- **Aim**
Below is some material; set it all down exactly, apart from the pictures.

- **Input data**
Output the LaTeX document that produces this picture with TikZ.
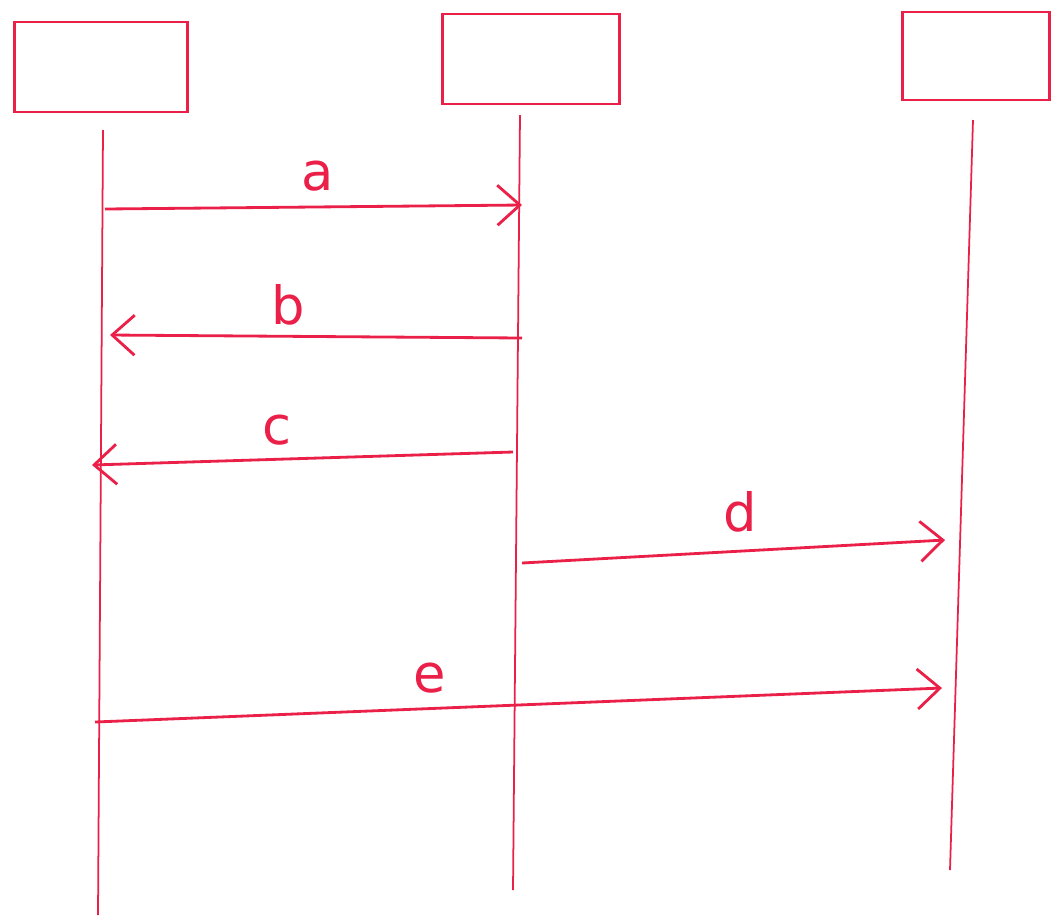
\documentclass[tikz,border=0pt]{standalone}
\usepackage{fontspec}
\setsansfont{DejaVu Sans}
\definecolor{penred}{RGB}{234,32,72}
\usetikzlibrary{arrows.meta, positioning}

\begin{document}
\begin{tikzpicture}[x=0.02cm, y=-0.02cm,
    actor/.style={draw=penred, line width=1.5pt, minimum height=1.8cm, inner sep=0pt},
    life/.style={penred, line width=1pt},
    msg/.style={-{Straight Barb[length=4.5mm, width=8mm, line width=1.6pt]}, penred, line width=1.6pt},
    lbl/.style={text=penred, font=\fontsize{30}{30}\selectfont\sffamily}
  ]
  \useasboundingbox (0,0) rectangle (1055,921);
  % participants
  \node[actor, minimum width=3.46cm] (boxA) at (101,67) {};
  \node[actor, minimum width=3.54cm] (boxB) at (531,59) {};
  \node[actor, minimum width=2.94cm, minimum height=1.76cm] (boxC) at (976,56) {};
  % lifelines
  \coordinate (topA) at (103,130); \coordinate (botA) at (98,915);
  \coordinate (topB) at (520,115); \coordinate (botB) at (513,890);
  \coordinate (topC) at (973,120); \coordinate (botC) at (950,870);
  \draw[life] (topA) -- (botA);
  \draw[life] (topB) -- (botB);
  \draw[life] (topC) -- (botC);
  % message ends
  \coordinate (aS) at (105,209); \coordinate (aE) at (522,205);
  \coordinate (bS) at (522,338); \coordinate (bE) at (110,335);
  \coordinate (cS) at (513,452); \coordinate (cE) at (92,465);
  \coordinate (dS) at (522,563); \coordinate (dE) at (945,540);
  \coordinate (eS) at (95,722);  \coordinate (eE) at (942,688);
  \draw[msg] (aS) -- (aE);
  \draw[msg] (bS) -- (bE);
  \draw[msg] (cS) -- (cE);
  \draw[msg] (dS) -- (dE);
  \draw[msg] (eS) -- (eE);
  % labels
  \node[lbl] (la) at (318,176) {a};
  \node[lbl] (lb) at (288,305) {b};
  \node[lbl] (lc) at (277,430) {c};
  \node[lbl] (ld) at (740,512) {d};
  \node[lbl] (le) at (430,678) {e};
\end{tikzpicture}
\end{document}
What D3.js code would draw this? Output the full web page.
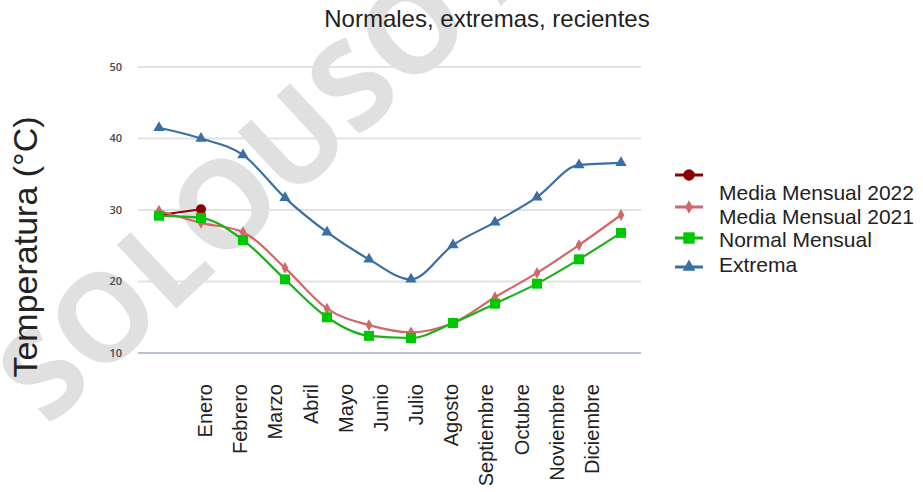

- **Solution**
Output the LaTeX document that produces this picture with TikZ.
\documentclass[tikz,border=0pt]{standalone}
\usepackage{fontspec}
\setsansfont{DejaVu Sans}
\definecolor{penred}{RGB}{234,32,72}
\usetikzlibrary{arrows.meta, positioning}

\begin{document}
\begin{tikzpicture}[x=0.02cm, y=-0.02cm,
    actor/.style={draw=penred, line width=1.5pt, minimum height=1.8cm, inner sep=0pt},
    life/.style={penred, line width=1pt},
    msg/.style={-{Straight Barb[length=4.5mm, width=8mm, line width=1.6pt]}, penred, line width=1.6pt},
    lbl/.style={text=penred, font=\fontsize{30}{30}\selectfont\sffamily}
  ]
  \useasboundingbox (0,0) rectangle (1055,921);
  % participants
  \node[actor, minimum width=3.46cm] (boxA) at (101,67) {};
  \node[actor, minimum width=3.54cm] (boxB) at (531,59) {};
  \node[actor, minimum width=2.94cm, minimum height=1.76cm] (boxC) at (976,56) {};
  % lifelines
  \coordinate (topA) at (103,130); \coordinate (botA) at (98,915);
  \coordinate (topB) at (520,115); \coordinate (botB) at (513,890);
  \coordinate (topC) at (973,120); \coordinate (botC) at (950,870);
  \draw[life] (topA) -- (botA);
  \draw[life] (topB) -- (botB);
  \draw[life] (topC) -- (botC);
  % message ends
  \coordinate (aS) at (105,209); \coordinate (aE) at (522,205);
  \coordinate (bS) at (522,338); \coordinate (bE) at (110,335);
  \coordinate (cS) at (513,452); \coordinate (cE) at (92,465);
  \coordinate (dS) at (522,563); \coordinate (dE) at (945,540);
  \coordinate (eS) at (95,722);  \coordinate (eE) at (942,688);
  \draw[msg] (aS) -- (aE);
  \draw[msg] (bS) -- (bE);
  \draw[msg] (cS) -- (cE);
  \draw[msg] (dS) -- (dE);
  \draw[msg] (eS) -- (eE);
  % labels
  \node[lbl] (la) at (318,176) {a};
  \node[lbl] (lb) at (288,305) {b};
  \node[lbl] (lc) at (277,430) {c};
  \node[lbl] (ld) at (740,512) {d};
  \node[lbl] (le) at (430,678) {e};
\end{tikzpicture}
\end{document}
What D3.js code would draw this? Output the full web page.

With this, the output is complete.